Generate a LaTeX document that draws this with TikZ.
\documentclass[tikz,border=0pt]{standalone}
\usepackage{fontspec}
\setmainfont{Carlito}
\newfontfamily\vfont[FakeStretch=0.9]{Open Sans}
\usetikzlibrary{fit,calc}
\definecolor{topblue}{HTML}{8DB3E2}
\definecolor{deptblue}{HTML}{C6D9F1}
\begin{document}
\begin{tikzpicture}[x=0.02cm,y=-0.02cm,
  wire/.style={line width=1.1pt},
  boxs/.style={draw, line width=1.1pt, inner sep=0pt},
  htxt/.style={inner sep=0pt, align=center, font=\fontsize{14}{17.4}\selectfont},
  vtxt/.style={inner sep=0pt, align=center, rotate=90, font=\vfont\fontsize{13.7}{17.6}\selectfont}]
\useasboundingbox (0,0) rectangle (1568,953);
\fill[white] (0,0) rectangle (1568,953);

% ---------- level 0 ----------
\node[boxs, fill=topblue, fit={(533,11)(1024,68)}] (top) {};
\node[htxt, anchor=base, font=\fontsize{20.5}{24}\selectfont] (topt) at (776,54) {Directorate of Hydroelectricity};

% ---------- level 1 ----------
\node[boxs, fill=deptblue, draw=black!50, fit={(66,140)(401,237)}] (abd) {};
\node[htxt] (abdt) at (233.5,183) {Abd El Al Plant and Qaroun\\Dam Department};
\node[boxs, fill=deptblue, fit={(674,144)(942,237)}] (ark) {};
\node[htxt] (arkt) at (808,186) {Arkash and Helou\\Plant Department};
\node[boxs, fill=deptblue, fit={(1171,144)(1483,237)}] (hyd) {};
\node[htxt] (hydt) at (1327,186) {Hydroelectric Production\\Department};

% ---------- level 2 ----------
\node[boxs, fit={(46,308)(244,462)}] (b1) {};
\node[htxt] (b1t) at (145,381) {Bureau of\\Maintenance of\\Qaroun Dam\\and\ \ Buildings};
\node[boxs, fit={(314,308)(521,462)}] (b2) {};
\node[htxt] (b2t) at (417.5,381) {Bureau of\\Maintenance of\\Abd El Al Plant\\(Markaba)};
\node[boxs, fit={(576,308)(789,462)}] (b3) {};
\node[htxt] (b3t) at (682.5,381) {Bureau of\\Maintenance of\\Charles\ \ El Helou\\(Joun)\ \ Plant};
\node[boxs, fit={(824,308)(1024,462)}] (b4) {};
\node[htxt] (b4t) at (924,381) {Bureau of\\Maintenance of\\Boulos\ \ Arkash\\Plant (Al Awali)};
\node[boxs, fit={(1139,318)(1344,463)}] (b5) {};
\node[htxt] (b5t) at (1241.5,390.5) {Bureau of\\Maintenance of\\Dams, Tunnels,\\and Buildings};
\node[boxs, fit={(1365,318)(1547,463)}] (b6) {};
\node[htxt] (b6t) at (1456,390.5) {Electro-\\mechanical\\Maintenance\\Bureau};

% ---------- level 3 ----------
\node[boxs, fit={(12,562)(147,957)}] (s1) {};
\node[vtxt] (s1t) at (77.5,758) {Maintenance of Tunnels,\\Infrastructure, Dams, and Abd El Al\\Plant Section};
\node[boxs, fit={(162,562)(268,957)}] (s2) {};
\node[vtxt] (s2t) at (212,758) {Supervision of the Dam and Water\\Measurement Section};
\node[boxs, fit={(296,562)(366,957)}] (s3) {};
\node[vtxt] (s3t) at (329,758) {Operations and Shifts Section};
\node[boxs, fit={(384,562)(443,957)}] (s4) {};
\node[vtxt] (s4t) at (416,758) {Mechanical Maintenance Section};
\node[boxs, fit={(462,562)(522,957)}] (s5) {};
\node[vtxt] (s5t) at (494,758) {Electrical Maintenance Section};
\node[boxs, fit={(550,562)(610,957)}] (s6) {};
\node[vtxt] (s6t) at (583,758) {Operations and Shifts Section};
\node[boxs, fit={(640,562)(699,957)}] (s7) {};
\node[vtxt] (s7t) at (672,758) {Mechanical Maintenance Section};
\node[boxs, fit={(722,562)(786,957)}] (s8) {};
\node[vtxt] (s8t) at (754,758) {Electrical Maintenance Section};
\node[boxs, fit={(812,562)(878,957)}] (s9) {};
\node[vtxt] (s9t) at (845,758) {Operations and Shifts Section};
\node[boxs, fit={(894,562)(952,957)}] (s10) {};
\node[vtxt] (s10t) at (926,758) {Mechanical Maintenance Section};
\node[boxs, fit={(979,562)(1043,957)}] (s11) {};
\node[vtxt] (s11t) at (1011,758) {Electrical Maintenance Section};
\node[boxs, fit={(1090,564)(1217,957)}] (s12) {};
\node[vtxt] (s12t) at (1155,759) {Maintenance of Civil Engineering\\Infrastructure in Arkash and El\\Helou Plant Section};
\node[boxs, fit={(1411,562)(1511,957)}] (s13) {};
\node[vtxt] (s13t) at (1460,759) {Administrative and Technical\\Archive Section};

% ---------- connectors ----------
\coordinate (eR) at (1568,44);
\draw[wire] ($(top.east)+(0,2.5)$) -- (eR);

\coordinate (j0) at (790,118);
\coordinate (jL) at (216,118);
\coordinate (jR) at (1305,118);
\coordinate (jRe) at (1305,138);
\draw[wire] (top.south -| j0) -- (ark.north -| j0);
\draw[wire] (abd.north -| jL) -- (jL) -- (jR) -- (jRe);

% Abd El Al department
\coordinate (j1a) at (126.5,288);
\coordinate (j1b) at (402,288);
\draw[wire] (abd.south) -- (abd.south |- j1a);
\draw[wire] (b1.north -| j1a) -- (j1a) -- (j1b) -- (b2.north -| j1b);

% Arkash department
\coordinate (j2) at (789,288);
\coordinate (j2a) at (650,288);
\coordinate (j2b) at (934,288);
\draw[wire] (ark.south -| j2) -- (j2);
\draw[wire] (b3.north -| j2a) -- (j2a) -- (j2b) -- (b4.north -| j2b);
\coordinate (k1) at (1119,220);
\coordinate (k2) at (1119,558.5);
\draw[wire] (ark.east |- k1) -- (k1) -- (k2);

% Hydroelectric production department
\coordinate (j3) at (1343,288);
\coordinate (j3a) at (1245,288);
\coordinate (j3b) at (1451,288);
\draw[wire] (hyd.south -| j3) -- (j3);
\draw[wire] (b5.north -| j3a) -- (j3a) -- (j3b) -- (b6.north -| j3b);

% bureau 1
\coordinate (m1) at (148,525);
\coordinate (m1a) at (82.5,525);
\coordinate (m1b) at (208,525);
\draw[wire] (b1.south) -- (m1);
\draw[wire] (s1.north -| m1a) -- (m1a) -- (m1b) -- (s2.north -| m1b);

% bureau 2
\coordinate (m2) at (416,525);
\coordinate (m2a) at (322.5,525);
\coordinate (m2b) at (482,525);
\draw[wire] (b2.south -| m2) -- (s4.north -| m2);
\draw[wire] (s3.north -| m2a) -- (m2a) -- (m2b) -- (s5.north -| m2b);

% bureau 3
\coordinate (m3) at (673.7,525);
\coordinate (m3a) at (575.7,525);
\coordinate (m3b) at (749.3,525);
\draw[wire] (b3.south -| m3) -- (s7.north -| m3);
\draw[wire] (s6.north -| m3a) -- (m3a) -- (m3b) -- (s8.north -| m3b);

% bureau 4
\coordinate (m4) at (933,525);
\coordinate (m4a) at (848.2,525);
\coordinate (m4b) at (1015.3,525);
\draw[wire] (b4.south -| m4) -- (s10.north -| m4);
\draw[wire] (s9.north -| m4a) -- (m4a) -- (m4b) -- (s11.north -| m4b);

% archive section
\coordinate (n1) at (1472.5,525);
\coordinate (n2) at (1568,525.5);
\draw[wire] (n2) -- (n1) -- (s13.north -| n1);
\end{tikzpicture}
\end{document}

• Job: Return exactly the lines that run from the top of the listing above to the line containing "(hydt) at (1327,186)", please, keeping both end lines and leaving out everything else.

• Reply:
Generate a LaTeX document that draws this with TikZ.
\documentclass[tikz,border=0pt]{standalone}
\usepackage{fontspec}
\setmainfont{Carlito}
\newfontfamily\vfont[FakeStretch=0.9]{Open Sans}
\usetikzlibrary{fit,calc}
\definecolor{topblue}{HTML}{8DB3E2}
\definecolor{deptblue}{HTML}{C6D9F1}
\begin{document}
\begin{tikzpicture}[x=0.02cm,y=-0.02cm,
  wire/.style={line width=1.1pt},
  boxs/.style={draw, line width=1.1pt, inner sep=0pt},
  htxt/.style={inner sep=0pt, align=center, font=\fontsize{14}{17.4}\selectfont},
  vtxt/.style={inner sep=0pt, align=center, rotate=90, font=\vfont\fontsize{13.7}{17.6}\selectfont}]
\useasboundingbox (0,0) rectangle (1568,953);
\fill[white] (0,0) rectangle (1568,953);

% ---------- level 0 ----------
\node[boxs, fill=topblue, fit={(533,11)(1024,68)}] (top) {};
\node[htxt, anchor=base, font=\fontsize{20.5}{24}\selectfont] (topt) at (776,54) {Directorate of Hydroelectricity};

% ---------- level 1 ----------
\node[boxs, fill=deptblue, draw=black!50, fit={(66,140)(401,237)}] (abd) {};
\node[htxt] (abdt) at (233.5,183) {Abd El Al Plant and Qaroun\\Dam Department};
\node[boxs, fill=deptblue, fit={(674,144)(942,237)}] (ark) {};
\node[htxt] (arkt) at (808,186) {Arkash and Helou\\Plant Department};
\node[boxs, fill=deptblue, fit={(1171,144)(1483,237)}] (hyd) {};
\node[htxt] (hydt) at (1327,186) {Hydroelectric Production\\Department};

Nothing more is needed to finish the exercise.